Attorney General Derek Schmidt told the Associated Press on Thursday that the delay in granting McIntyre’s innocence, even after the court hearing ended in his conviction being overturned, was because he was obligated to review evidence beyond what had surfaced at the post-trial hearing.

That evidence was revealed in detail in an Injustice Watch series: The police detective allegedly built his case on the basis of two women who were dubious witnesses, and was accused of sexual relations with one of them; the prosecutor did not act when told by a witness that she had been coerced to falsely accuse McIntyre; and the appointed defense attorneys who represented McIntyre at trial and on appeal, who both later were disbarred for their handling of other cases, failed to properly represent him.
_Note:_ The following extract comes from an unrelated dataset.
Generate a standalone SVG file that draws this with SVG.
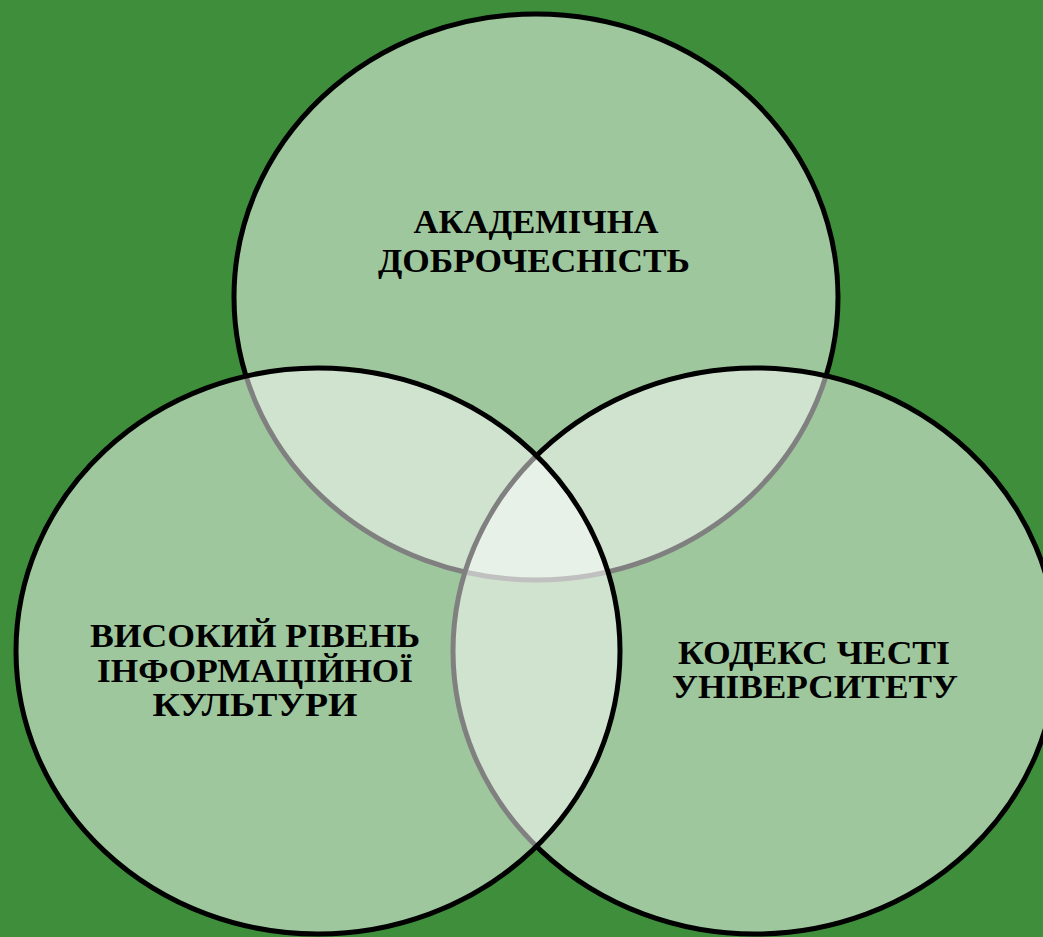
<svg xmlns="http://www.w3.org/2000/svg" width="1043" height="937" viewBox="0 0 1043 937">
<style>
.c{fill:#ffffff;fill-opacity:0.5;stroke:#000000;stroke-width:5}
.t{font-family:"Liberation Serif","Times New Roman",serif;font-weight:bold;font-size:34px;fill:#000000;text-anchor:middle}
</style>
<rect x="0" y="0" width="1043" height="937" fill="#3e8e3b"/>
<g id="node-academic">
<ellipse class="c" cx="536" cy="297" rx="302" ry="283"/>
<text class="t" x="536" y="233" textLength="245" lengthAdjust="spacingAndGlyphs">АКАДЕМІЧНА</text>
<text class="t" x="534" y="272" textLength="312" lengthAdjust="spacingAndGlyphs">ДОБРОЧЕСНІСТЬ</text>
</g>
<g id="node-code">
<ellipse class="c" cx="755" cy="651" rx="302" ry="283"/>
<text class="t" x="814" y="664" textLength="272" lengthAdjust="spacingAndGlyphs">КОДЕКС ЧЕСТІ</text>
<text class="t" x="815" y="698" textLength="286" lengthAdjust="spacingAndGlyphs">УНІВЕРСИТЕТУ</text>
</g>
<g id="node-culture">
<ellipse class="c" cx="318" cy="651" rx="302" ry="283"/>
<text class="t" x="255" y="647" textLength="330" lengthAdjust="spacingAndGlyphs">ВИСОКИЙ РІВЕНЬ</text>
<text class="t" x="255" y="682" textLength="316" lengthAdjust="spacingAndGlyphs">ІНФОРМАЦІЙНОЇ</text>
<text class="t" x="255" y="716" textLength="205" lengthAdjust="spacingAndGlyphs">КУЛЬТУРИ</text>
</g>
</svg>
The prosecutor dropped the charges after a whirlwind day-and-a-half of testimony in McIntyre’s hearing, as McIntyre’s post-conviction attorney, Cheryl Pilate, was prepared to call the trial judge to question him about a previous romantic relationship he had with the prosecutor that was not disclosed at trial.

The prosecutor, Wyandotte District Attorney Mark Dupree, said then that he acted to correct a “manifest injustice” based on evidence that the jury never heard that would have raised a reasonable doubt about McIntyre’s guilt, but was making no conclusion about the evidence of misconduct that surfaced.

Pilate on Tuesday issued a statement that “the State of Kansas officially acknowledged what has always been known to Lamonte, his attorneys, his family and others connected with his case – that he innocent.”